Sejak dibangun hingga sekarang, jalur sepeda di Mexico City memang belum begitu ramai. Dhyana tidak menolak fakta itu. ”Jumlah perjalanan dengan sepeda baru sekitar 100.024 orang per hari. Namun, itu sudah luar biasa. Target kami sebenarnya cukup lima persen saja pada tahun 2012.”

Hari wajib bersepeda

Dia menjelaskan, strategi terbaik meningkatkan mobilitas dengan sepeda ialah membangun infrastrukturnya serta sosialisasi yang kuat pula kepada semua lapisan masyarakat. Bukan sebaliknya, menunggu tumbuhnya jumlah pengguna atau pengendara sepeda.

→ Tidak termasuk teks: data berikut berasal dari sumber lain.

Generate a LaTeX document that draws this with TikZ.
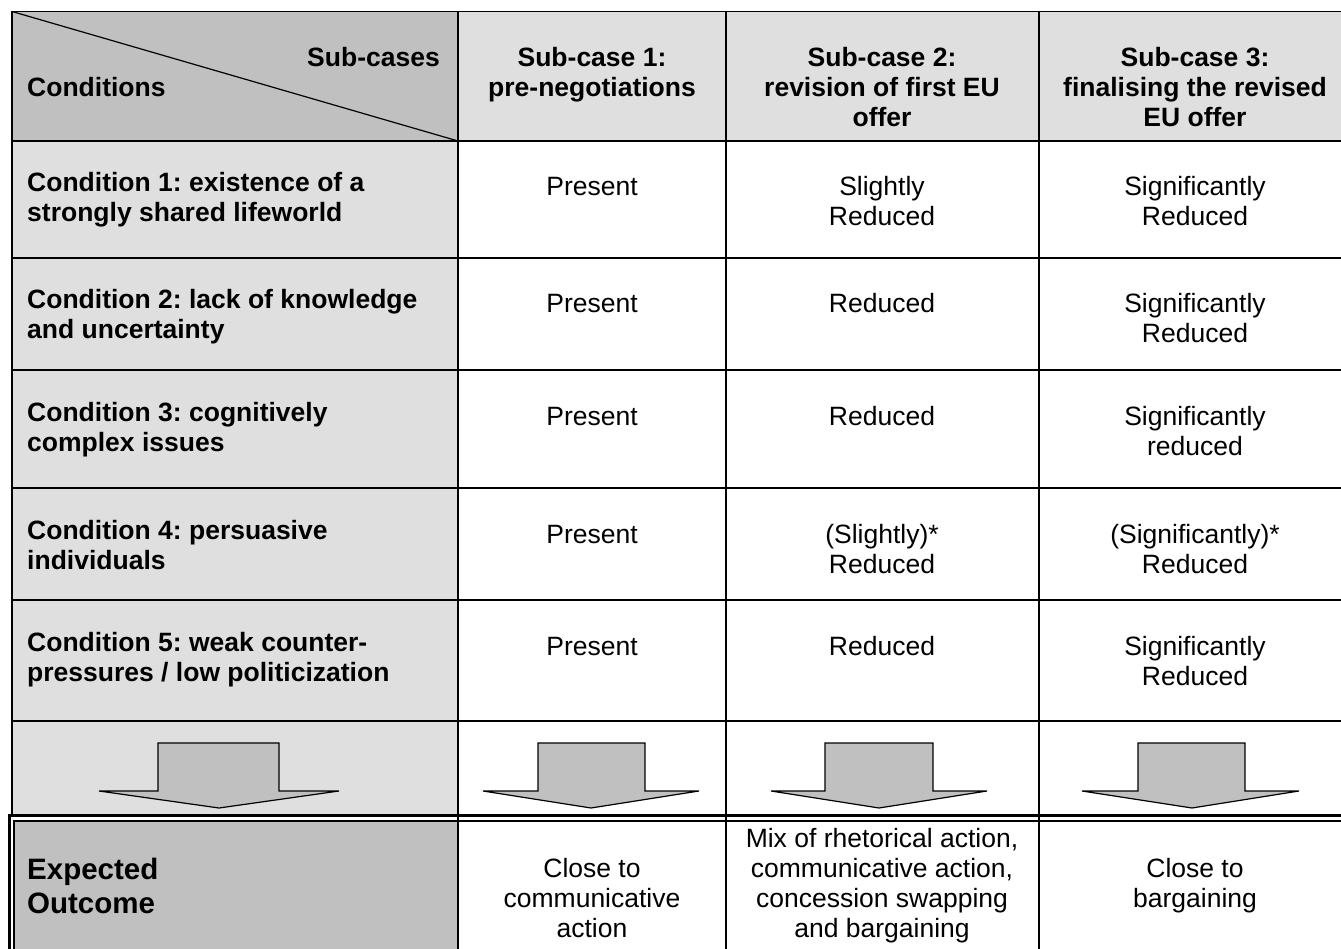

Guna meningkatkan kembali animo masyarakat menggunakan angkutan yang ramah lingkungan, Pemerintah Mexico City melakukan beberapa langkah strategis. Selain sosialisasi ke sekolah, perguruan tinggi, kantor, dan permukiman, juga penerapan hari wajib bersepeda.

Pada setiap hari Senin pertama setiap bulan, semua pegawai pemerintah, termasuk walikota, wajib bersepeda ke kantor. Selain itu, badan pengendali lingkungan hidup juga mengadakan kegiatan bersepeda setiap hari Sabtu atau Minggu, yakni program muévete en bici dan ciclotón.

Dua program ini pada dasarnya sama, kecuali berbeda dalam hal jarak tempuh. Muévete en bici adalah acara bersepeda yang diwajibkan setiap akhir pekan di distrik kota tua Mexico City (diikuti lebih dari 15.000 orang). Ciclotón dilakukan distrik-distrik lain di seluruh Mexico City.

Selama kegiatan berlangsung (pukul 08.00-14.00), jalan-jalan yang dilalui sepeda tertutup total untuk kendaraan penebar polusi. Bahkan, mulai tahun 2010, semua area kota tua ditutup total untuk kendaraan bermotor. Wilayah itu hanya boleh untuk jalan kaki dan sepeda. Di Bogota, Kompas juga berkesempatan mengikuti hari bersepeda pada hari Minggu.

Tidak sulit membangun jalur sepeda seperti itu. Direktur ITDP Indonesia Milatia Kusuma menyebutkan, kunci utama adalah ada kemauan politik yang kuat dari pemerintah untuk menata kotanya menjadi layak huni atau manusiawi. Mexico City dan Bogota sudah menunjukkan kemampuan itu.

Koordinator Bike to Work (B2W) Jakarta Toto Sugito mengatakan, saatnya Jakarta membangun jalur sepeda. Jalur sepeda tidak memerlukan investasi atau dana yang besar karena bisa menumpang bahu jalan yang ada dengan hanya memberi garis pemisah yang tegas.

”Pembangunan infrastruktur tidak sulit karena jalur sepeda bisa menumpang pedestrian atau cukup mengambil bahu jalan utama yang sudah ada. Kalau belum mau membangun jalur sepeda, paling tidak utamakan tempat parkir atau penitipan sepeda,” kata Toto.

Sama seperti MRT dan BRT, pembangunan jalur sepeda adalah bagian strategi menjadikan Mexico City dan Bogota menuju manusiawi, kota sehat, dan layak huni. Kota seperti itu memiliki karakter antara lain kemudahan bertransportasi bagi warga dan bebas polusi, termasuk dari kendaraan bermotor.

Keseriusan Mexico City dan Bogota membangun jalur sepeda itu juga ditunjukkan sejak perencanaannya yang melibatkan sejumlah perguruan tinggi ternama. Dalam kondisi jalan macet, menurut hasil riset itu, sepeda lebih cepat menempuh suatu jarak yang sama dibandingkan mobil.

Misalnya, untuk menempuh jarak 8 kilometer, pesepeda dapat menembusnya dalam waktu 30 menit dengan kecepatan 16 kilometer per jam. Sebaliknya, pengendara mobil lebih lambat, yakni memerlukan waktu 40 menit tetapi kecepatannya hanya 12 kilometer per jam.